* _WHAT THE TASK ASKS_: Wherever the word "matplotlib" appears in a line, copy that line.
— start of SUPPLIED MATERIAL —
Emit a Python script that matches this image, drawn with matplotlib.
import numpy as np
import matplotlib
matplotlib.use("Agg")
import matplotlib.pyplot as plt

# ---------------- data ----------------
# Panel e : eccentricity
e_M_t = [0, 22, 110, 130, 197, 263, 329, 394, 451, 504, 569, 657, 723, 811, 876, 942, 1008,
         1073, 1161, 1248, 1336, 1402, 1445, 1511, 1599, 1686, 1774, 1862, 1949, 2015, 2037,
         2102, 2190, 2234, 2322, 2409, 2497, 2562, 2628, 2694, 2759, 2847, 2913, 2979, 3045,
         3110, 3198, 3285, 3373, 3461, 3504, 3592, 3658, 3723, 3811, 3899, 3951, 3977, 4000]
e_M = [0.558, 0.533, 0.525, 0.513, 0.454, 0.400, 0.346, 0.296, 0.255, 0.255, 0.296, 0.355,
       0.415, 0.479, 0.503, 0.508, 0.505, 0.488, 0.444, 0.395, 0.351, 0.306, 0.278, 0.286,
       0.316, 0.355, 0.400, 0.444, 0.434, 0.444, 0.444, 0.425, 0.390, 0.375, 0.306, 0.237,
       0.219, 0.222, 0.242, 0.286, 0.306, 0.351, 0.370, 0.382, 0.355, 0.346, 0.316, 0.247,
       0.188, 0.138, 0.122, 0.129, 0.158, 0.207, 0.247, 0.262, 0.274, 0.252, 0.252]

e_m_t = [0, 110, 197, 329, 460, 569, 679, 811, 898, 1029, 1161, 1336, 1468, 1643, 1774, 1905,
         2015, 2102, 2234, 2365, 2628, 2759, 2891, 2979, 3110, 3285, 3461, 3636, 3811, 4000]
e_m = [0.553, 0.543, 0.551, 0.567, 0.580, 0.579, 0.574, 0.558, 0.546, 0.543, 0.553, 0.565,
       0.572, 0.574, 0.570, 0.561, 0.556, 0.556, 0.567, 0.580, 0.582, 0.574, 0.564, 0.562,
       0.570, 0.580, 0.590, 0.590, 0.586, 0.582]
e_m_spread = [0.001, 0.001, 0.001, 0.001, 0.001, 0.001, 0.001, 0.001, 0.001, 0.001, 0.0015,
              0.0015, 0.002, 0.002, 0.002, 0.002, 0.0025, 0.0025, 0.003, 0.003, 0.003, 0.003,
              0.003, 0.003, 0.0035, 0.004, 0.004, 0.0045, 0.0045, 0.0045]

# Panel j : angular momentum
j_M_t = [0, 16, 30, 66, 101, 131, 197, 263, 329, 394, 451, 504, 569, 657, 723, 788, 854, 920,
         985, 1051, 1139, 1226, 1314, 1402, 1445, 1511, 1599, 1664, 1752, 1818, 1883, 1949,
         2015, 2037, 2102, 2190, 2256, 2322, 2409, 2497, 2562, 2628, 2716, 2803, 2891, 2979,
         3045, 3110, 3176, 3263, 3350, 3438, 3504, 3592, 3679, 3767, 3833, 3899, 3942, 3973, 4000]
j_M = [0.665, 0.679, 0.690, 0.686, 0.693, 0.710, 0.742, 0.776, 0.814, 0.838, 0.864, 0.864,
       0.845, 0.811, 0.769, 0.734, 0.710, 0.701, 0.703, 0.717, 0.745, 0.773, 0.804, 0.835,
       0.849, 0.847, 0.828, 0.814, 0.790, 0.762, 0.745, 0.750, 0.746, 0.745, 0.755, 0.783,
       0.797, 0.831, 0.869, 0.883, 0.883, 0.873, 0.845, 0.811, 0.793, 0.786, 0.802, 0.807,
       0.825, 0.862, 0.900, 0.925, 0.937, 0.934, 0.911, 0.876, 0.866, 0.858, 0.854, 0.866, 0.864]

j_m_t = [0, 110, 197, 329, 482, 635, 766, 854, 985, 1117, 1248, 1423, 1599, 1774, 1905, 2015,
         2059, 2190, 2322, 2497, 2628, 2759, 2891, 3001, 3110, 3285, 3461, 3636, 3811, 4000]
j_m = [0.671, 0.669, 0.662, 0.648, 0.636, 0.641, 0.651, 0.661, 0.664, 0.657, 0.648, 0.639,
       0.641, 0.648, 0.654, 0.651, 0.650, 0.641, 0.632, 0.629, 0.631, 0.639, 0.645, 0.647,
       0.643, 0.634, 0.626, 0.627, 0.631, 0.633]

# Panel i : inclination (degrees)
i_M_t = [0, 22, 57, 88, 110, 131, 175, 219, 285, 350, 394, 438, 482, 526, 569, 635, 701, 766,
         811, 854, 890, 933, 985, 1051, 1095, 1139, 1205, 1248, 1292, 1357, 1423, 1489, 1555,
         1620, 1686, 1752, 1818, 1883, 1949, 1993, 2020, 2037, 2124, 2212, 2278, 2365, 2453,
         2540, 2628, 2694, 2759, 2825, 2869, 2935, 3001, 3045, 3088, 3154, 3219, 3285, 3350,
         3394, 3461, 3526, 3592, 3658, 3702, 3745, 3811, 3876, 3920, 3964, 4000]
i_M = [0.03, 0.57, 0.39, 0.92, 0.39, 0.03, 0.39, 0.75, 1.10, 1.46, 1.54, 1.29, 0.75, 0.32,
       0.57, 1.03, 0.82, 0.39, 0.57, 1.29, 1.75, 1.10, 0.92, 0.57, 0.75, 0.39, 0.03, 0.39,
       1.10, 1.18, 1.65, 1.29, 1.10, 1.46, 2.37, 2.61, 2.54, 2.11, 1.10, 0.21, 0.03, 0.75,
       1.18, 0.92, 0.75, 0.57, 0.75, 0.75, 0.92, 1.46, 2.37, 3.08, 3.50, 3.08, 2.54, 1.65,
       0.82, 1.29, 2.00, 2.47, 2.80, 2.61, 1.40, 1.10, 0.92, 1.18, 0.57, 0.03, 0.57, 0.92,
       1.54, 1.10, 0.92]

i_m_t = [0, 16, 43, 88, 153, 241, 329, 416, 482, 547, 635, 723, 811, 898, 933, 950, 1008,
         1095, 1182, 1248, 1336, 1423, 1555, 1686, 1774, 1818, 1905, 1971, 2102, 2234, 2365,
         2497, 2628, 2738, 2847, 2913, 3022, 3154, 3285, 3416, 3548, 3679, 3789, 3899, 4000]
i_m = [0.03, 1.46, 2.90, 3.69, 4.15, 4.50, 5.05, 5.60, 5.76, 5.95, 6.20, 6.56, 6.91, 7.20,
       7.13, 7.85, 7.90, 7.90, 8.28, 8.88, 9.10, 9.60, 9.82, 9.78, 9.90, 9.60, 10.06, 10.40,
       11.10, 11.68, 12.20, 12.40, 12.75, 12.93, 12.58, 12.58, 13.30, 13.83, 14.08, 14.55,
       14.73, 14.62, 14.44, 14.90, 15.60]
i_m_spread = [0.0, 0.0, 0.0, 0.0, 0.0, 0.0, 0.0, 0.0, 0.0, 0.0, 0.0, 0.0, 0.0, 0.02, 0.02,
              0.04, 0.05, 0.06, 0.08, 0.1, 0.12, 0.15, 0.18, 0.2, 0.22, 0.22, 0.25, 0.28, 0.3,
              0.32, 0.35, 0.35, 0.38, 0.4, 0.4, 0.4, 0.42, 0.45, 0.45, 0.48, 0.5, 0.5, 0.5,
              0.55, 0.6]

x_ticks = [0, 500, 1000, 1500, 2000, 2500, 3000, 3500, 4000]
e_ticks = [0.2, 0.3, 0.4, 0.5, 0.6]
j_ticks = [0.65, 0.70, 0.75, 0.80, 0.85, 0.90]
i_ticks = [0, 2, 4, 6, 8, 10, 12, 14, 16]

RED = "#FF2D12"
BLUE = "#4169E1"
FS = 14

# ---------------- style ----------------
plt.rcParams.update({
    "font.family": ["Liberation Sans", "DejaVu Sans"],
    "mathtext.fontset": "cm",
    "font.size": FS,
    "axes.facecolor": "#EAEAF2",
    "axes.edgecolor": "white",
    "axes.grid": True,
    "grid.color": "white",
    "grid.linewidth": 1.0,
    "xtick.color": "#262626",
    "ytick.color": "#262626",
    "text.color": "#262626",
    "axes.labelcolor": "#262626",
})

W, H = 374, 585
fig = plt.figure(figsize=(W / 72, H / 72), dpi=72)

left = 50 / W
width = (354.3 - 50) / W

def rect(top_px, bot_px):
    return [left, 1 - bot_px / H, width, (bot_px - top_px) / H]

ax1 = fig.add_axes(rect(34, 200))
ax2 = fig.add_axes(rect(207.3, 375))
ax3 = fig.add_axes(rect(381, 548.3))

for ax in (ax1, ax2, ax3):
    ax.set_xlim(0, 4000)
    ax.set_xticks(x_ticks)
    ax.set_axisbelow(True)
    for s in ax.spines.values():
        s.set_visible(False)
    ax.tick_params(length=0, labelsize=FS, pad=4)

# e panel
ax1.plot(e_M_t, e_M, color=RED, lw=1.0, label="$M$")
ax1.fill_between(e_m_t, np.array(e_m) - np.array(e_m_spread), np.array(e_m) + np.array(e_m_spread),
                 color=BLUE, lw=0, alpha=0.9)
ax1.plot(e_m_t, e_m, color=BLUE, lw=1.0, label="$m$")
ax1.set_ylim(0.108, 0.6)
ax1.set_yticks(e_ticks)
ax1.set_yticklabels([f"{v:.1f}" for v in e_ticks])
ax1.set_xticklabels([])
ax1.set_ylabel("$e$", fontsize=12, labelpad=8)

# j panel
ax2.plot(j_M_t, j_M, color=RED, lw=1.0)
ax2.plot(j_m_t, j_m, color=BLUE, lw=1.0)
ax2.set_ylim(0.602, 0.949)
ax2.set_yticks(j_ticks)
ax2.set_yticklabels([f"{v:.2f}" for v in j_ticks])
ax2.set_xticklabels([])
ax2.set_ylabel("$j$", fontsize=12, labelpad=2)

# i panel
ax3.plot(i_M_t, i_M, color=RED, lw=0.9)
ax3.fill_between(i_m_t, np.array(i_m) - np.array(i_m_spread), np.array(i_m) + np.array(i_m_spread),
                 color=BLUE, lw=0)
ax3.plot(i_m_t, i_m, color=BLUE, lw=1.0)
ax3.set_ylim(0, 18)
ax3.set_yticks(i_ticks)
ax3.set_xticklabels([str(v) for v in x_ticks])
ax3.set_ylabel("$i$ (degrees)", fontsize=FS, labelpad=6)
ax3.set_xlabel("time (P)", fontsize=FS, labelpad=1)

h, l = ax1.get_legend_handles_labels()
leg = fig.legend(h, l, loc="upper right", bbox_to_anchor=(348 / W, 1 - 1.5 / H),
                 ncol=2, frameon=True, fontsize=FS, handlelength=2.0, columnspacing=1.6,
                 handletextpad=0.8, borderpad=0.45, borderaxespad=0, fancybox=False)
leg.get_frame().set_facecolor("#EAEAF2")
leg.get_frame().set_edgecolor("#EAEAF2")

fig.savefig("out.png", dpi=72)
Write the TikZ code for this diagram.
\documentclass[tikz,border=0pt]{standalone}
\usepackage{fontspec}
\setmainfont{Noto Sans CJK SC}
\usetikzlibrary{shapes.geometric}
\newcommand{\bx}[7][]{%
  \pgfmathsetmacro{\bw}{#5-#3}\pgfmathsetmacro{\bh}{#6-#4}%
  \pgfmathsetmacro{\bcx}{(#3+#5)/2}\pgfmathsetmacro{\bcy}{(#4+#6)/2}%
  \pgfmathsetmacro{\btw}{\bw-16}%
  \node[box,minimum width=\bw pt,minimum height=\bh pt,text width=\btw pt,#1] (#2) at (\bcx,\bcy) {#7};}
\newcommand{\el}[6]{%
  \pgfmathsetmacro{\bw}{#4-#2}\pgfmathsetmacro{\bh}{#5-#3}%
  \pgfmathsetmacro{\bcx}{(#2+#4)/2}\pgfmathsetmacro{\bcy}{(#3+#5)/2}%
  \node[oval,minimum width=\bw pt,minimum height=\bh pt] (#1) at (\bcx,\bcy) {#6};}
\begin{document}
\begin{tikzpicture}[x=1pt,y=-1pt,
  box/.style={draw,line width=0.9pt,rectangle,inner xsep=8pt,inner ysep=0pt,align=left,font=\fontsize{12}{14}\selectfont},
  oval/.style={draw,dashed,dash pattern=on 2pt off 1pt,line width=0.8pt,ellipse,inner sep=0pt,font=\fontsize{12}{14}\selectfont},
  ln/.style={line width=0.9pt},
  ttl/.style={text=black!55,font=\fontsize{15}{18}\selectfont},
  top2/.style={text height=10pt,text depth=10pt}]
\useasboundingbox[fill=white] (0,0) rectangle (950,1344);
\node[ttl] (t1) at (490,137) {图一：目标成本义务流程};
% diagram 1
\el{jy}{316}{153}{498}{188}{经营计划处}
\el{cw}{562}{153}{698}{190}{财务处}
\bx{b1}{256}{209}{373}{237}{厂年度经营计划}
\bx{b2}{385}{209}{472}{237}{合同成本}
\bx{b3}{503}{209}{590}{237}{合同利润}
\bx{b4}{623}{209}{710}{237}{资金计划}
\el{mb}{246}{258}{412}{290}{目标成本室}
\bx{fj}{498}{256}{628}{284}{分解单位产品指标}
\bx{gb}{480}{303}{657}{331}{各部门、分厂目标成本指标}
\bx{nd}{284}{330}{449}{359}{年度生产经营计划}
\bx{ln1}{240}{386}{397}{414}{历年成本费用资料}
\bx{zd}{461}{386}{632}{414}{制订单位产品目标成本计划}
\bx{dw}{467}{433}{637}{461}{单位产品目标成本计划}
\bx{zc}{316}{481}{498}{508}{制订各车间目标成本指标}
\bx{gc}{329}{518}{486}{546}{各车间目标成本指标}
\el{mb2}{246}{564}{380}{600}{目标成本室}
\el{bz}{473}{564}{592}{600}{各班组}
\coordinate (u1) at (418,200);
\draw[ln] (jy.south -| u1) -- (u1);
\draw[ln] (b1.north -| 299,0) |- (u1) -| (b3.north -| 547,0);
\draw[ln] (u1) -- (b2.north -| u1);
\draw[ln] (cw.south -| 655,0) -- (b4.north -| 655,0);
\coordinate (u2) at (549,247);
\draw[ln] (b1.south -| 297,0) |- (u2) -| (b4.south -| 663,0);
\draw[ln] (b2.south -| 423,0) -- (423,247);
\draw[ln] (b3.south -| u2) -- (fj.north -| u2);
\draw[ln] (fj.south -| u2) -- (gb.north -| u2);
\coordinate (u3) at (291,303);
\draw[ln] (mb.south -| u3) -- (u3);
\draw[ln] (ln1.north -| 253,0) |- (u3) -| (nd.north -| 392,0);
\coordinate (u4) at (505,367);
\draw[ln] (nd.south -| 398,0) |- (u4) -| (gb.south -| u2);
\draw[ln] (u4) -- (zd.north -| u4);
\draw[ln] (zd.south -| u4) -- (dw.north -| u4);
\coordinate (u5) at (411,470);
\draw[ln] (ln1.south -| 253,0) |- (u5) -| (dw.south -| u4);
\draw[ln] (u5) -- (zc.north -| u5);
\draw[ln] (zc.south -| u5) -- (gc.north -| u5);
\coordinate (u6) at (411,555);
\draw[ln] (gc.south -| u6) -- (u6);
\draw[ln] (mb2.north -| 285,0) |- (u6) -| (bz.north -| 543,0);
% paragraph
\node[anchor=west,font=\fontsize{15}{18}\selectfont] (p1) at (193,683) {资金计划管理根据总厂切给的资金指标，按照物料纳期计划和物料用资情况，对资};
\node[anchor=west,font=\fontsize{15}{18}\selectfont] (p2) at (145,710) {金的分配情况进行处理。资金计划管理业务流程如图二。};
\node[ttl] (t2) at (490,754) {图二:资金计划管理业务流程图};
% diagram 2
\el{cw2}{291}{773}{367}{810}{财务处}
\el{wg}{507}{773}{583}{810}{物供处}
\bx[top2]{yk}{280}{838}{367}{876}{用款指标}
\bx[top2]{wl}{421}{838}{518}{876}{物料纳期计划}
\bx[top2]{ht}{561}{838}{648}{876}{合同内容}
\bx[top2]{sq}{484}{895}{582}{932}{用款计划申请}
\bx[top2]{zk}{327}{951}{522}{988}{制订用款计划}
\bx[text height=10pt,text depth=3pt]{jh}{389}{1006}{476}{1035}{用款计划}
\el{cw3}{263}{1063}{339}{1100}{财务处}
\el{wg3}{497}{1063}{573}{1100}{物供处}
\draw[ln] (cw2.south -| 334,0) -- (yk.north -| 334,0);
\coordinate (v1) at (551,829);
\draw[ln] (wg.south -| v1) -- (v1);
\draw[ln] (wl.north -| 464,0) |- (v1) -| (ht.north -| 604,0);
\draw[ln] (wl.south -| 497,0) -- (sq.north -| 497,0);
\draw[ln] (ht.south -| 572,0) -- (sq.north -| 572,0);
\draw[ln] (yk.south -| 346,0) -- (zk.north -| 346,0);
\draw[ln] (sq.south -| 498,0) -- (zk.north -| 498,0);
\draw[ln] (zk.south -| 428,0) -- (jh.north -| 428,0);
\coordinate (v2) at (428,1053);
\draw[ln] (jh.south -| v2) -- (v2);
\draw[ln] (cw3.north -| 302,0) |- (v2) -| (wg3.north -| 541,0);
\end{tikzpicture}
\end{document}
— end of SUPPLIED MATERIAL —
* _FINAL RESULT_:
Emit a Python script that matches this image, drawn with matplotlib.
import matplotlib
matplotlib.use("Agg")
import matplotlib.pyplot as plt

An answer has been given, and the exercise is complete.